You can do it either way: a big honking billingoptions
table that has fields that encompasses all of the types, with NULLs for fields that don't apply to a given type, or a bunch of baby tables that "star off" of a parent billingoptions
table. Both have their advantages and disadvantages.
For the big honking table,
- It's nice that all data can easily be referenced in a single table.
- Tracking foreign key dependencies and performing updates or inserts is efficent.
- BUT you need to alter the table structure to add new billing options in the future, and there's the possibility of invalid combinations of data being stored (for example, both a credit card type and a COD flag being set in the same record).
For the small baby tables,
- It's nice that the data is partitioned and reflects your program's object structure closely.
- It's nice that you can add new payment options or alter existing ones without worrying about affecting the others.
- The relationships are VERY explicit. You can't accidentally link a deposit with another deposit, since the foreign key will require that it be linked with an approval.
- BUT you end up introducing a lot of tables into the design, which require lots of JOINs, can be a pain to navigate, and aren't as efficient when it comes to inserts and updates.
At work, we ended up going with small baby tables. It looks something like this:
Table Orders:
--> OrderId PK
--> (Lots of Other Fields)
Table Payments:
--> PaymentId PK
--> OrderId (FK) [There may be more than one payment per order]
--> PaymentType [Restricted field contains values like
'PAYPAL' or 'CREDIT', you use this to know which
baby table to look up that can contain additional
information]
Table PaymentsPayPal:
--> PaymentPayPalId PK
--> PaymentId FK points to Table Payments
--> TransactionNo
--> (Other PayPal specific fields)
Table PaymentsCheck:
--> PaymentCheckId PK
--> PaymentId FK points to Table Payments
--> RoutingNo
--> (Other e-check specific fields)
+ other tables for remaining payment types....
All of the payment types share three transaction related tables:
Table PaymentApprovals:
--> PaymentApprovalId PK
--> PaymentId FK points to Table Payments
--> Status [Some flag meaning 'Succeeded', 'Failed', 'Reversed', etc]

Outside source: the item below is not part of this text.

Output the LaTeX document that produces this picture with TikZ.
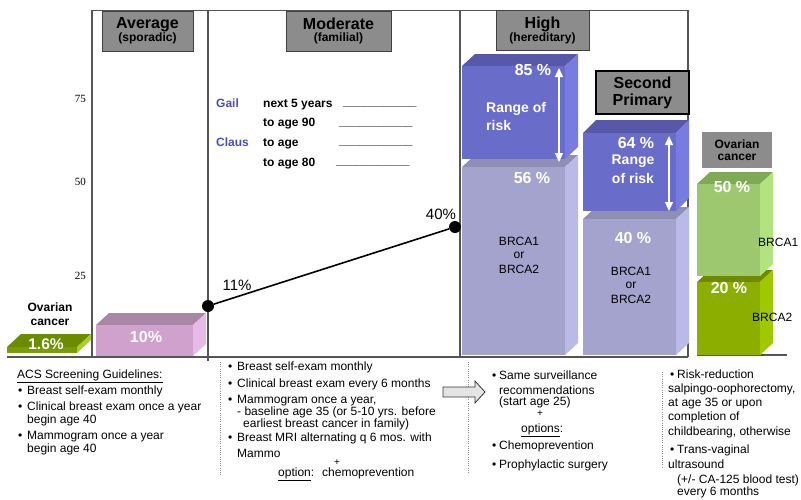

--> ProcessorMessage [Something the service sent back, like '(M) CVV2 Matched']
--> Amount
--> (Other administrative fields)
Table PaymentDeposits:
--> PaymentDepositId PK
--> PaymentApprovalId FK points to Table PaymentApprovals
--> Status
--> ProcessorMessage
--> Amount
--> (Other administrative fields)
Table PaymentRefunds:
--> PaymentRefundId PK
--> PaymentDepositId FK points to Table PaymentDeposits
--> Status
--> ProcessorMessage
--> Amount
--> (Other administrative fields)
All of our payment methods (Credit Card, PayPal, Google Checkout, Check, Cash, Store Credit, and Money Order) are abstracted to fit into this Approval --> Deposit --> Refund metaphor, and the UI calls the same methods on an IPayment
and IPaymentProcessor
interfaces with different implementations (CybersourcePaymentProcessor
, PayPalPaymentProcessor
, etc). The abstraction has worked pretty well over the past year and a half across these disparate methods, although sometimes the GUI will display different verbiage to the user (for example, it'll say "Authorize" and "Charge" instead of "Approve" and "Deposit" for credit card payments, and the screen for entering cash performs the Approve/Deposit step in one fell swoop.)
Hope that makes sense. It sounds like you're not actually storing payment information, but it's useful to think about where these things can end up.